Trump did not shy away from allegations made in unverified memos released by Buzzfeed on Tuesday. An argument broke out between CNN's Jim Acosta and the President-elect after Trump called the memos "false and fake". Acosta demanded to ask a question after his news organisation, which reported that intelligence officials had briefed both Trump and President Obama on the memos, was "attacked". Trump called CNN "fake news."

He then added to an already fraught relationship with the US intelligence community by saying it was "disgraceful that the intelligence agencies allowed any information that turned out to be so false and fake out" before likening the situation to Nazi Germany, something he had also done in an earlier Tweet.

"I want to get the wall started."

The wall is going ahead soon, Trump said, arguing that news stories claiming that Congress rather than Mexico would be paying were misleading as the US' southern neighbour "will reimburse us for the cost of the wall". Trump suggested that negotiations with Mexico could take 18 months. "I don't feel like waiting a year or a year-and-a-half" he said.

As for how he plans to get the reimbursement from Mexico, Trump mooted that it would be a tax or a payment but added that it's "probably less likely that it's a payment".

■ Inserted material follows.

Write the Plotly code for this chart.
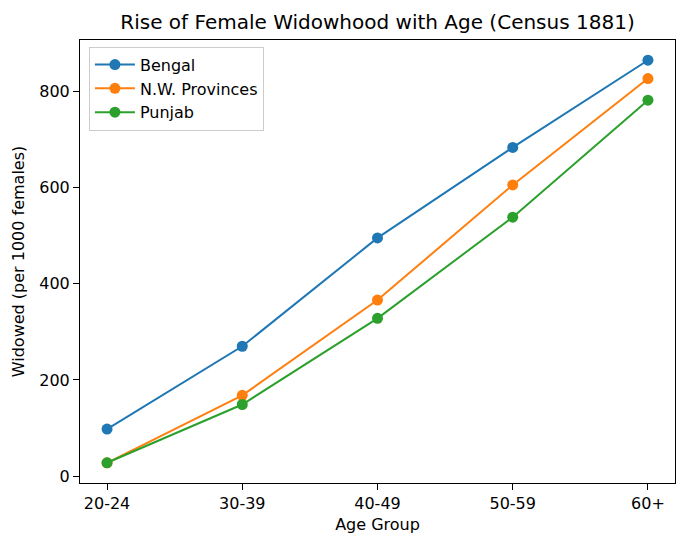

"It will be repeal and replace. It will be essentially simultaneously."

Obamacare, Trump said, "is a complete and total disaster", adding that they could easily let the system "implode in '17" and then "get pretty much whatever we wanted" but that would "take a long time". Instead Trump said that the Affordable Healthcare Act (ACA) would be repealed and replaced "essentially simultaneously": it will "will most likely be on the same day or the same week, but probably, the same day, could be the same hour," he said.

Backing repeal and replace puts Trump at odds with some Republicans who are pushing to essentially repeal Obamacare through the government's annual budget straight away, though that plan has been roundly criticised, with many supporting Trump's position of having a replacement ready to go as soon as the ACA is repealed.

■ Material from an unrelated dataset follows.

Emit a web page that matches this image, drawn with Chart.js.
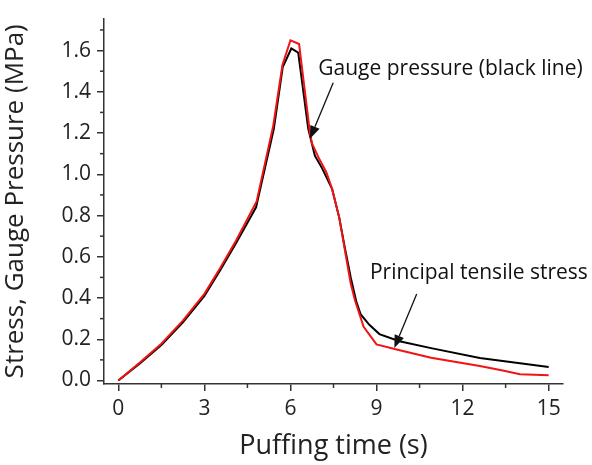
<!DOCTYPE html>
<html>
<head>
<meta charset="utf-8">
<script src="https://cdn.jsdelivr.net/npm/chart.js@4/dist/chart.umd.min.js"></script>
<style>
  body { margin: 0; background: #fff; }
  canvas { display: block; }
</style>
</head>
<body>
<canvas id="puffChart" width="592" height="465"></canvas>
<script>
// Gauge pressure (black line)
const timeGauge = [0, 0.75, 1.5, 2.25, 3, 3.55, 4.1, 4.8, 5.42, 5.73, 6.03, 6.27, 6.62, 6.85, 7.1, 7.45, 7.7, 7.9, 8.1, 8.3, 8.45, 8.75, 9.1, 9.8, 10.9, 12.6, 15];
const gaugePressure = [0, 0.083, 0.172, 0.282, 0.41, 0.535, 0.665, 0.84, 1.22, 1.52, 1.61, 1.59, 1.22, 1.09, 1.03, 0.93, 0.79, 0.64, 0.5, 0.38, 0.32, 0.27, 0.225, 0.19, 0.157, 0.109, 0.066];

// Principal tensile stress (red line)
const timeStress = [0, 0.75, 1.5, 2.25, 3, 3.55, 4.1, 4.82, 5.4, 5.72, 6.0, 6.3, 6.68, 6.75, 7.0, 7.25, 7.45, 7.7, 7.9, 8.1, 8.25, 8.55, 9.0, 9.7, 10.9, 12.6, 13.4, 14.0, 15];
const tensileStress = [0, 0.087, 0.178, 0.29, 0.42, 0.545, 0.678, 0.868, 1.236, 1.53, 1.65, 1.632, 1.2, 1.15, 1.075, 1.01, 0.93, 0.79, 0.63, 0.47, 0.388, 0.26, 0.175, 0.15, 0.11, 0.07, 0.048, 0.03, 0.025];

const xTicks = [0, 3, 6, 9, 12, 15];
const yTicks = [0, 0.2, 0.4, 0.6, 0.8, 1.0, 1.2, 1.4, 1.6];
const xMinorTicks = [1.5, 4.5, 7.5, 10.5, 13.5];
const yMinorTicks = [0.1, 0.3, 0.5, 0.7, 0.9, 1.1, 1.3, 1.5, 1.7];

const axisColor = '#333';
const textColor = '#222';
const font = '"Open Sans", sans-serif';

function toPoints(xs, ys) {
    return xs.map((x, i) => ({ x: x, y: ys[i] }));
}

// minor ticks + annotation arrows, drawn through the chart's scales
const extrasPlugin = {
    id: 'extras',
    afterDraw(chart) {
        const ctx = chart.ctx;
        const xs = chart.scales.x;
        const ys = chart.scales.y;
        const area = chart.chartArea;

        ctx.save();
        ctx.strokeStyle = axisColor;
        ctx.lineWidth = 1.5;
        xMinorTicks.forEach(v => {
            const px = xs.getPixelForValue(v);
            ctx.beginPath();
            ctx.moveTo(px, area.bottom);
            ctx.lineTo(px, area.bottom + 4);
            ctx.stroke();
        });
        yMinorTicks.forEach(v => {
            const py = ys.getPixelForValue(v);
            ctx.beginPath();
            ctx.moveTo(area.left, py);
            ctx.lineTo(area.left - 4, py);
            ctx.stroke();
        });

        // annotations: text position and arrow in data units
        const notes = [
            { text: 'Gauge pressure (black line)', tx: 6.97, ty: 1.51, from: [7.49, 1.444], to: [6.68, 1.172] },
            { text: 'Principal tensile stress', tx: 8.77, ty: 0.523, from: [10.4, 0.42], to: [9.62, 0.157] }
        ];
        ctx.fillStyle = '#111';
        ctx.strokeStyle = '#111';
        ctx.font = '21px ' + font;
        ctx.textBaseline = 'middle';
        ctx.textAlign = 'left';
        notes.forEach(n => {
            ctx.fillText(n.text, xs.getPixelForValue(n.tx), ys.getPixelForValue(n.ty));
            const x0 = xs.getPixelForValue(n.from[0]);
            const y0 = ys.getPixelForValue(n.from[1]);
            const x1 = xs.getPixelForValue(n.to[0]);
            const y1 = ys.getPixelForValue(n.to[1]);
            const ang = Math.atan2(y1 - y0, x1 - x0);
            const headLen = 13;
            const headW = 5;
            const bx = x1 - headLen * Math.cos(ang);
            const by = y1 - headLen * Math.sin(ang);
            ctx.lineWidth = 1.3;
            ctx.beginPath();
            ctx.moveTo(x0, y0);
            ctx.lineTo(bx, by);
            ctx.stroke();
            ctx.beginPath();
            ctx.moveTo(x1, y1);
            ctx.lineTo(bx + headW * Math.sin(ang), by - headW * Math.cos(ang));
            ctx.lineTo(bx - headW * Math.sin(ang), by + headW * Math.cos(ang));
            ctx.closePath();
            ctx.fill();
        });
        ctx.restore();
    }
};

const ctx = document.getElementById('puffChart').getContext('2d');

new Chart(ctx, {
    type: 'line',
    data: {
        datasets: [{
            label: 'Principal tensile stress',
            data: toPoints(timeStress, tensileStress),
            borderColor: 'rgb(240, 20, 20)',
            borderWidth: 2,
            pointRadius: 0,
            fill: false,
            tension: 0
        }, {
            label: 'Gauge pressure',
            data: toPoints(timeGauge, gaugePressure),
            borderColor: '#000',
            borderWidth: 2,
            pointRadius: 0,
            fill: false,
            tension: 0
        }]
    },
    options: {
        responsive: false,
        animation: false,
        layout: { padding: { top: 15, right: 29, left: 0, bottom: 0 } },
        plugins: {
            legend: { display: false },
            tooltip: { enabled: false }
        },
        scales: {
            x: {
                type: 'linear',
                min: -0.5,
                max: 15.5,
                border: { color: axisColor, width: 1.5 },
                grid: { drawOnChartArea: false, tickLength: 7, color: axisColor, lineWidth: 1.5 },
                afterBuildTicks: scale => { scale.ticks = xTicks.map(v => ({ value: v })); },
                afterFit: scale => { scale.height = 81; },
                ticks: {
                    color: textColor,
                    font: { family: font, size: 21 },
                    padding: 5,
                    maxRotation: 0,
                    callback: v => String(v)
                },
                title: {
                    display: true,
                    text: 'Puffing time (s)',
                    color: textColor,
                    font: { family: font, size: 27 },
                    padding: { top: 0, bottom: 2 }
                }
            },
            y: {
                min: -0.017,
                max: 1.755,
                border: { color: axisColor, width: 1.5 },
                grid: { drawOnChartArea: false, tickLength: 7, color: axisColor, lineWidth: 1.5 },
                afterBuildTicks: scale => { scale.ticks = yTicks.map(v => ({ value: v })); },
                afterFit: scale => { scale.width = 104; },
                ticks: {
                    color: textColor,
                    font: { family: font, size: 21 },
                    padding: 6,
                    callback: v => v.toFixed(1)
                },
                title: {
                    display: true,
                    text: 'Stress, Gauge Pressure (MPa)',
                    color: textColor,
                    font: { family: font, size: 26 },
                    padding: { top: 0, bottom: 12 }
                }
            }
        }
    },
    plugins: [extrasPlugin]
});
</script>
</body>
</html>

"My two sons, who are right here, Don and Eric, are going to be running the company."

The Trump Organization is now being led by the President-elect's sons, Don and Eric, and "they are not going to discuss it with me," he said. Along with Trump stepping away from the business, his daughter Ivanka will also have no involvement.

Donald Trump watersportsgate
US President-elect Donald Trump waits with his children before speaking during a news conference in the lobby of Trump Tower Lucas Jackson/Reuters

The organisation will also gain an "ethics advisor", according to background material provided by the transition team. All actions would require the written approval of the ethics advisor, the documents stated.

The head of the Office of Government Ethics was quick to criticise the plan, calling it "wholly inadequate" and adding that "stepping back from running his business is meaningless from a conflict of interest perspective."

"We've got to get our drug industry back."

The drug industry looks like a new point of call for the Trump economic plan. Trump has been calling out industries that are moving manufacturing outside of the US and lauding his success – though whether or not decisions to stay are down to the Trump effect is up for interpretation.

Trump's announcements do have an immediate effect in the financial world though. As he made his comments about the drug industry, stocks dived – echoing similar experiences some companies have had in response to Trump's tweets.